Sedangkan identifikasi keberbakatan
yang lain, dari beberapa tes yag diuraikan sebelumnya dapat dipilih yang sesuai
dengan karakteristik anak tunanetra. Begitu juga identifikasi yang sifatya
tanpa tes.
D.
Identifikasi
Anak berbakat Penyandang Tunadaksa
Untuk
siswa-siswa berketunaan dengan gangguan kemampuan motorik tingkat berat,
khususya siswa CP, dapat dijaring dengan menggunakan Colombia Metal Maturity Scale. Tes ini menggunakan kemampuan visual
dan perceptual siswa dan memberikan indekasi terhadap kemampuan mereka dalam
membedakan dan mengklafikasi. Instrumen lain untuk anak CP ini ialah Leiter Internasioal Performance Scale
yang secara khusus telah diadaptasikan untuk anak-anak CP. Dapat ditambahkan
bahwa Raven Progressicve Matrices telah
secara sukses digunakan untuk mengidentifikasi keberbakatan pada anak-anak CP
(Raven. 1952, dalam Sisc, 1897). Disamping itu dapat pula menggunakan Figure Reasoning Test.
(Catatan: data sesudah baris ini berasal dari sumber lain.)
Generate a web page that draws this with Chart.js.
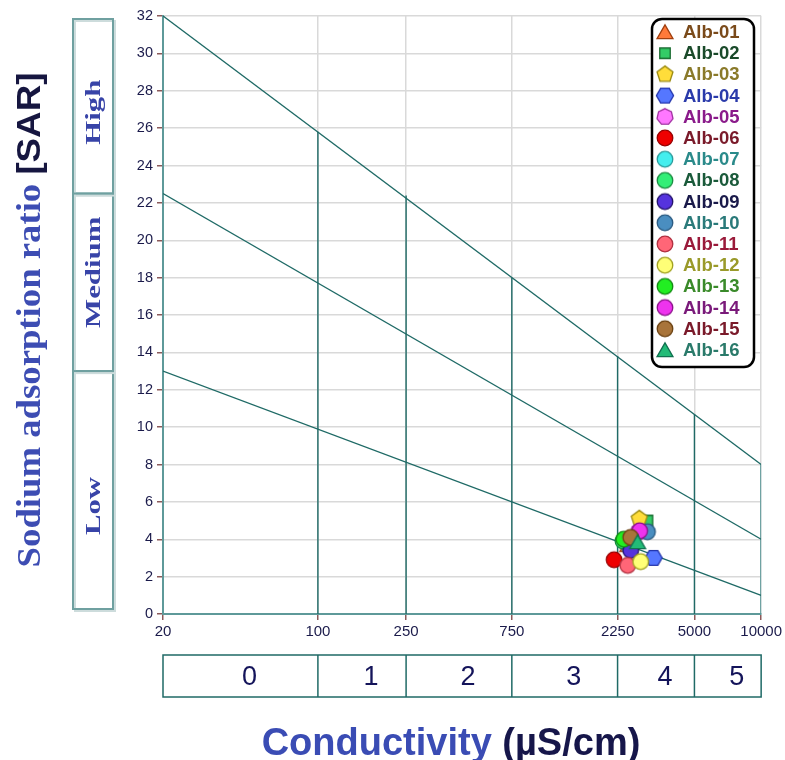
<!DOCTYPE html>
<html>
<head>
<meta charset="utf-8">
<script src="https://cdn.jsdelivr.net/npm/chart.js@4.4.0/dist/chart.umd.min.js"></script>
<style>
  html, body { margin: 0; padding: 0; background: #fff; }
  #wrap { position: relative; width: 785px; height: 760px; }
</style>
</head>
<body>
<div id="wrap"><canvas id="wilcox" width="785" height="760"></canvas></div>
<script>
// samples (EC in uS/cm, SAR)
const sampleNames = ['Alb-01','Alb-02','Alb-03','Alb-04','Alb-05','Alb-06','Alb-07','Alb-08',
                     'Alb-09','Alb-10','Alb-11','Alb-12','Alb-13','Alb-14','Alb-15','Alb-16'];
const conductivity = [2500, 3070, 2820, 3270, 2800, 2170, 2550, 2380,
                      2580, 3070, 2500, 2860, 2400, 2830, 2580, 2770];
const sarValues = [3.7, 5.0, 5.1, 3.0, 4.4, 2.9, 3.6, 3.9,
                   3.4, 4.4, 2.6, 2.8, 4.0, 4.45, 4.1, 3.85];

const markerShapes = ['triangle','square','pentagon','hexagon','heptagon','circle','circle','circle',
                      'circle','circle','circle','circle','circle','circle','circle','triangle'];
const markerFills = ['#ff7a3a','#33cc66','#ffdd3a','#5577ff','#ff77ff','#ee0000','#44eeee','#33ee77',
                     '#5533dd','#4a8ec0','#ff6677','#ffff77','#22ee22','#ee33ee','#a8743a','#22bb77'];
const markerEdges = ['#a04010','#1a6a30','#9a8a10','#2233aa','#a030a0','#990000','#2a9a9a','#1a8a40',
                     '#22116a','#2a5a80','#b03040','#a0a020','#118811','#8a108a','#6a4010','#117050'];
const labelColors = ['#7a4a1a','#1a4a2a','#8a7a2a','#2a3aaa','#8a1a8a','#7a1a2a','#2a8a8a','#1a5a3a',
                     '#1a1a4a','#2a7a7a','#9a1a3a','#9a9a2a','#3a8a2a','#7a1a7a','#7a1a2a','#2a7a6a'];

// axes
const xTicks = [20, 100, 250, 750, 2250, 5000, 10000];
const yMin = 0, yMax = 32, yStep = 2;

// sodium hazard boundaries: value at EC=20 and at EC=10000
const hazardLeft = [32, 22.5, 13];
const hazardRight = [8, 4, 1];
// salinity class breaks and the height where each meets the top boundary
const classBreaks = [100, 250, 750, 2250, 5000, 10000];
const classHeights = [25.8, 22.4, 18.0, 13.8, 10.7, 8];
const salinityClasses = ['0', '1', '2', '3', '4', '5'];
const hazardNames = ['Low', 'Medium', 'High'];
const hazardEdges = [0, 13, 22.5, 32];

const SANS = "'Liberation Sans', Arial, sans-serif";
const SERIF = "'Liberation Serif', 'Times New Roman', serif";
const LINE = '#1f6a66';

function markerImage(shape, fill, edge) {
  const c = document.createElement('canvas');
  c.width = 22; c.height = 22;
  const g = c.getContext('2d');
  const cx = 11, cy = 11;
  g.fillStyle = fill;
  g.strokeStyle = edge;
  g.lineWidth = 1.3;
  g.beginPath();
  if (shape === 'circle') {
    g.arc(cx, cy, 7.8, 0, Math.PI * 2);
  } else {
    const sides = { triangle: 3, square: 4, pentagon: 5, hexagon: 6, heptagon: 7 }[shape];
    const r = { triangle: 9.2, square: 7.4, pentagon: 8.4, hexagon: 8.6, heptagon: 8.2 }[shape];
    const start = shape === 'square' ? Math.PI / 4 : shape === 'hexagon' ? 0 : -Math.PI / 2;
    const dy = shape === 'triangle' ? 2 : 0;
    for (let k = 0; k < sides; k++) {
      const a = start + k * Math.PI * 2 / sides;
      const px = cx + r * Math.cos(a), py = cy + dy + r * Math.sin(a);
      if (k === 0) g.moveTo(px, py); else g.lineTo(px, py);
    }
    g.closePath();
  }
  g.fill();
  g.stroke();
  return c;
}

const markerImgs = sampleNames.map((n, i) => markerImage(markerShapes[i], markerFills[i], markerEdges[i]));

const boundaryDatasets = hazardLeft.map((v, i) => ({
  data: [{ x: xTicks[0], y: v }, { x: xTicks[xTicks.length - 1], y: hazardRight[i] }],
  showLine: true, borderColor: LINE, borderWidth: 1.4, pointRadius: 0, order: 100
}));
const classDatasets = classBreaks.map((v, i) => ({
  data: [{ x: v, y: 0 }, { x: v, y: classHeights[i] }],
  showLine: true, borderColor: i === classBreaks.length - 1 ? '#5e9999' : LINE,
  borderWidth: i === classBreaks.length - 1 ? 2 : 1.4, pointRadius: 0, order: 100
}));
const sampleDatasets = sampleNames.map((n, i) => ({
  label: n,
  data: [{ x: conductivity[i], y: sarValues[i] }],
  pointStyle: markerImgs[i],
  pointRadius: 8,
  order: 50 - i
}));

const decor = {
  id: 'decor',
  afterDraw(chart) {
    const ctx = chart.ctx;
    const xs = chart.scales.x, ys = chart.scales.y;
    const left = xs.left, right = xs.right;
    const labelShift = [16, -10, 6];

    // hazard boxes on the left
    for (let i = 0; i < hazardNames.length; i++) {
      const top = ys.getPixelForValue(hazardEdges[i + 1]) + (i === 2 ? 3 : 0);
      const bot = ys.getPixelForValue(hazardEdges[i]) - (i === 0 ? 5 : 0);
      ctx.save();
      ctx.strokeStyle = '#cddcdc';
      ctx.lineWidth = 2;
      ctx.strokeRect(75, top + 2, 40, bot - top);
      ctx.strokeStyle = '#6fa0a0';
      ctx.strokeRect(73, top, 40, bot - top);
      ctx.translate(93, (top + bot) / 2 + labelShift[i]);
      ctx.rotate(-Math.PI / 2);
      ctx.scale(1.4, 1);
      ctx.fillStyle = '#3844a8';
      ctx.font = 'bold 22px ' + SERIF;
      ctx.textAlign = 'center';
      ctx.textBaseline = 'middle';
      ctx.fillText(hazardNames[i], 0, 1);
      ctx.restore();
    }

    // y axis title
    ctx.save();
    ctx.translate(31, 320);
    ctx.rotate(-Math.PI / 2);
    ctx.scale(1.08, 1);
    ctx.textBaseline = 'middle';
    const partA = 'Sodium adsorption ratio ';
    const partB = '[SAR]';
    ctx.font = 'bold 34px ' + SERIF;
    const wA = ctx.measureText(partA).width;
    ctx.font = 'bold 34px ' + SANS;
    const wB = ctx.measureText(partB).width;
    const x0 = -(wA + wB) / 2;
    ctx.font = 'bold 34px ' + SERIF;
    ctx.fillStyle = '#3d4db3';
    ctx.fillText(partA, x0, 0);
    ctx.font = 'bold 34px ' + SANS;
    ctx.fillStyle = '#161640';
    ctx.fillText(partB, x0 + wA, 0);
    ctx.restore();

    // salinity class boxes under the axis
    const bTop = 655, bBot = 697;
    ctx.save();
    ctx.strokeStyle = LINE;
    ctx.lineWidth = 1.5;
    ctx.strokeRect(left, bTop, right - left, bBot - bTop);
    const edges = [xTicks[0]].concat(classBreaks);
    ctx.fillStyle = '#14145a';
    ctx.font = '27px ' + SANS;
    ctx.textAlign = 'center';
    ctx.textBaseline = 'middle';
    for (let i = 0; i < salinityClasses.length; i++) {
      const a = xs.getPixelForValue(edges[i]);
      const b = xs.getPixelForValue(edges[i + 1]);
      if (i > 0) {
        ctx.beginPath();
        ctx.moveTo(a, bTop);
        ctx.lineTo(a, bBot);
        ctx.stroke();
      }
      ctx.fillText(salinityClasses[i], (a + b) / 2 + 9, (bTop + bBot) / 2 + 2);
    }
    ctx.restore();

    // x axis title
    ctx.save();
    ctx.textBaseline = 'middle';
    ctx.font = 'bold 38px ' + SANS;
    const tA = 'Conductivity ', tB = '(µS/cm)';
    const w1 = ctx.measureText(tA).width, w2 = ctx.measureText(tB).width;
    const sx = 451 - (w1 + w2) / 2;
    ctx.fillStyle = '#3a4cb4';
    ctx.fillText(tA, sx, 745);
    ctx.fillStyle = '#16164a';
    ctx.fillText(tB, sx + w1, 745);
    ctx.restore();

    // legend box
    ctx.save();
    ctx.fillStyle = '#fff';
    ctx.strokeStyle = '#000';
    ctx.lineWidth = 2.5;
    ctx.beginPath();
    ctx.roundRect(652, 19, 102, 348, 10);
    ctx.fill();
    ctx.stroke();
    ctx.font = 'bold 18.5px ' + SANS;
    ctx.textBaseline = 'middle';
    for (let i = 0; i < sampleNames.length; i++) {
      const ry = 32 + i * 21.2;
      ctx.drawImage(markerImgs[i], 665 - 11, ry - 11);
      ctx.fillStyle = labelColors[i];
      ctx.fillText(sampleNames[i], 683, ry + 1);
    }
    ctx.restore();
  }
};

new Chart(document.getElementById('wilcox'), {
  type: 'scatter',
  data: { datasets: [...boundaryDatasets, ...classDatasets, ...sampleDatasets] },
  options: {
    responsive: false,
    animation: false,
    layout: { padding: { top: 16, right: 23, left: 0, bottom: 0 } },
    plugins: { legend: { display: false }, tooltip: { enabled: false } },
    scales: {
      x: {
        type: 'logarithmic',
        min: xTicks[0],
        max: xTicks[xTicks.length - 1],
        afterBuildTicks: (s) => { s.ticks = xTicks.map(v => ({ value: v })); },
        afterFit: (s) => { s.height = 146; },
        ticks: {
          autoSkip: false, maxRotation: 0, padding: 3,
          color: '#1a1a4a', font: { family: SANS, size: 15 },
          callback: (v) => String(v)
        },
        grid: { color: '#d9d9d9', lineWidth: 1.5, tickLength: 6, tickColor: '#8b5a5a' },
        border: { color: '#5e9999', width: 2 }
      },
      y: {
        min: yMin,
        max: yMax,
        afterFit: (s) => { s.width = 163; },
        ticks: { stepSize: yStep, padding: 4, color: '#1a1a4a', font: { family: SANS, size: 14.5 } },
        grid: { color: '#d9d9d9', lineWidth: 1.5, tickLength: 6, tickColor: '#8b5a5a' },
        border: { color: '#5e9999', width: 2 }
      }
    }
  },
  plugins: [decor]
});
</script>
</body>
</html>
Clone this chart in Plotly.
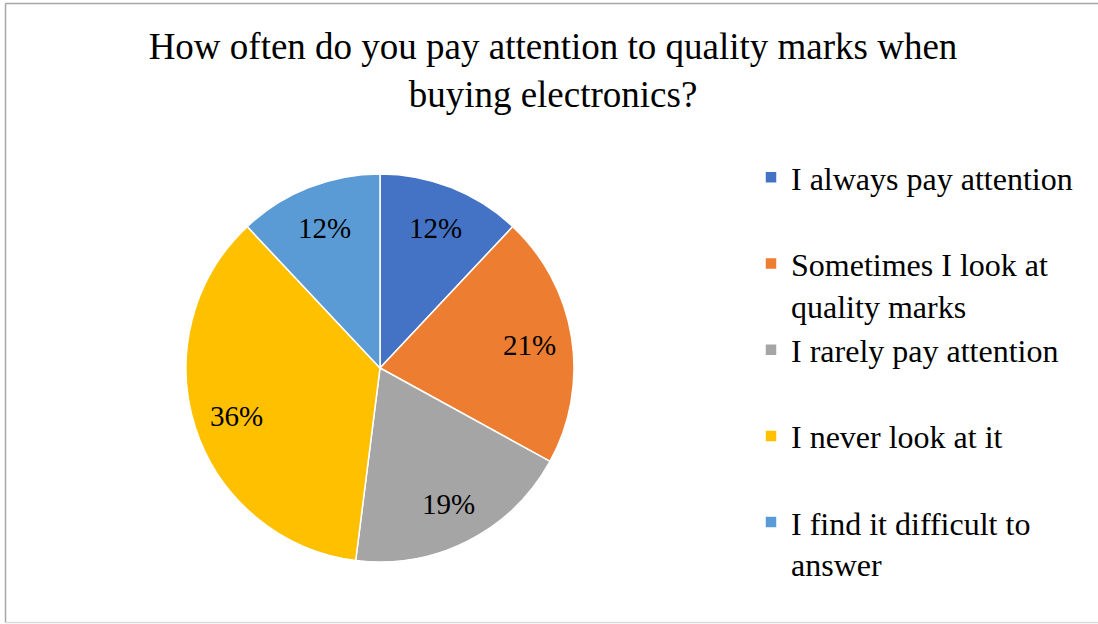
import math
import plotly.graph_objects as go

# Survey answers and their shares (percent)
answers = [
    "I always pay attention",
    "Sometimes I look at quality marks",
    "I rarely pay attention",
    "I never look at it",
    "I find it difficult to answer",
]
legend_labels = [
    "I always pay attention<br>&nbsp;",
    "Sometimes I look at<br>quality marks",
    "I rarely pay attention<br>&nbsp;",
    "I never look at it<br>&nbsp;",
    "I find it difficult to<br>answer",
]
shares = [12, 21, 19, 36, 12]
colors = ["#4472C4", "#ED7D31", "#A5A5A5", "#FFC000", "#5B9BD5"]

title_text = "How often do you pay attention to quality marks when<br>buying electronics?"

W, H = 1098, 624
FONT = "Liberation Serif, Times New Roman, serif"

# Pie placement (pixels of the page)
PIE_X0, PIE_X1, PIE_Y0, PIE_Y1 = 186, 574, 174, 562
cx, cy = (PIE_X0 + PIE_X1) / 2, (PIE_Y0 + PIE_Y1) / 2
radius = (PIE_X1 - PIE_X0) / 2

fig = go.Figure(
    go.Pie(
        labels=legend_labels,
        values=shares,
        sort=False,
        direction="clockwise",
        rotation=0,
        marker=dict(colors=colors, line=dict(color="white", width=1.5)),
        textinfo="none",
        hovertext=answers,
        hoverinfo="text+percent",
        domain=dict(x=[PIE_X0 / W, PIE_X1 / W], y=[1 - PIE_Y1 / H, 1 - PIE_Y0 / H]),
    )
)

# Percentage labels, placed at ~78% of the radius on each slice's mid-angle
total = sum(shares)
annotations = []
cum = 0
for v in shares:
    mid = (cum + v / 2) / total * 2 * math.pi
    cum += v
    px = cx + 0.78 * radius * math.sin(mid)
    py = cy - 0.78 * radius * math.cos(mid) + 1
    annotations.append(dict(
        x=px / W, y=1 - py / H, xref="paper", yref="paper",
        text=f"{v}%", showarrow=False, xanchor="center", yanchor="middle",
        font=dict(family=FONT, size=29, color="black"),
    ))

# Chart-area frame
frame = "#A6A6A6"
shapes = [
    dict(type="line", xref="paper", yref="paper", x0=5.5 / W, x1=5.5 / W,
         y0=1 - 3.5 / H, y1=1 - 622.5 / H, line=dict(color=frame, width=1.5)),
    dict(type="line", xref="paper", yref="paper", x0=5.5 / W, x1=1.0,
         y0=1 - 3.5 / H, y1=1 - 3.5 / H, line=dict(color=frame, width=1.5)),
    dict(type="line", xref="paper", yref="paper", x0=5.5 / W, x1=1.0,
         y0=1 - 622.5 / H, y1=1 - 622.5 / H, line=dict(color="#D9D9D9", width=1.5)),
]

fig.update_layout(
    width=W,
    height=H,
    margin=dict(l=0, r=0, t=0, b=0),
    paper_bgcolor="white",
    plot_bgcolor="white",
    font=dict(family=FONT, color="black"),
    title=dict(
        text=title_text,
        x=553 / W,
        xanchor="center",
        y=1 - 59 / H,
        yanchor="middle",
        yref="container",
        font=dict(family=FONT, size=37, color="black"),
    ),
    legend=dict(
        x=751 / W,
        xanchor="left",
        y=1 - 150 / H,
        yanchor="top",
        valign="top",
        font=dict(family=FONT, size=32, color="black"),
        bgcolor="rgba(0,0,0,0)",
        traceorder="normal",
    ),
    annotations=annotations,
    shapes=shapes,
)

fig.write_html("out.html")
Sedangkan identifikasi keberbakatan
yang lain, dari beberapa tes yag diuraikan sebelumnya dapat dipilih yang sesuai
dengan karakteristik anak tunanetra. Begitu juga identifikasi yang sifatya
tanpa tes.
E.
Identifikasi
Anak Berbakat Penyandang Tunalaras
Untuk
mengidentifikasi kemampuan intelektualnya anak tunalaras tidak diperlukan
instrument khusus sesuai dengan ketunaanya. Artinya dapat menggunakan semua
jenis tes yang ada, misalnya WISC-R, Progressive
Matrices, TIKI, dan sebagainya. Yang perlu diperhatikan adalah dalam
pengadministrasian tes. Sangat diharapkan kemampuan tester untuk menciptakan
situasi yang sama dan bebas dari rasa tertekan.
Sedangkan
identifikasi keberbakatan yang lain, dari beberapa tes yag diuraikan sebelumnya
dapat dipilih yang sesuai dengan karakteristik anak tunanetra. Begitu juga
identifikasi yang sifatya tanpa tes.
F.
Identifikasi Anak Berbakat Penyandang
Kesulitan Belajar
Untuk
kepentingan identifikasi kemamapuan inteligensi anak berbakat yang mengalami
kesulitan belajar dapat menggunakan tes-tes yang sudah diadaptasikan, seperti
WISC,WISC-R, IST (Intelegece Stucture Test). Disamping itu dapat juga dilakukan
dengan tes TIKI (Tes intelligensi Kolektif Indonesia). sedangkan untuk
identifikasi keberbakatan yang lain, dari beberapa tes yang diuraikan
sebelumnya dapat dipilih yang sesuai dengan karakteristik anak yang mengalami
kesulitan belajar. Begitu juga untuk identififkasi yang sifatnya tanpa tes.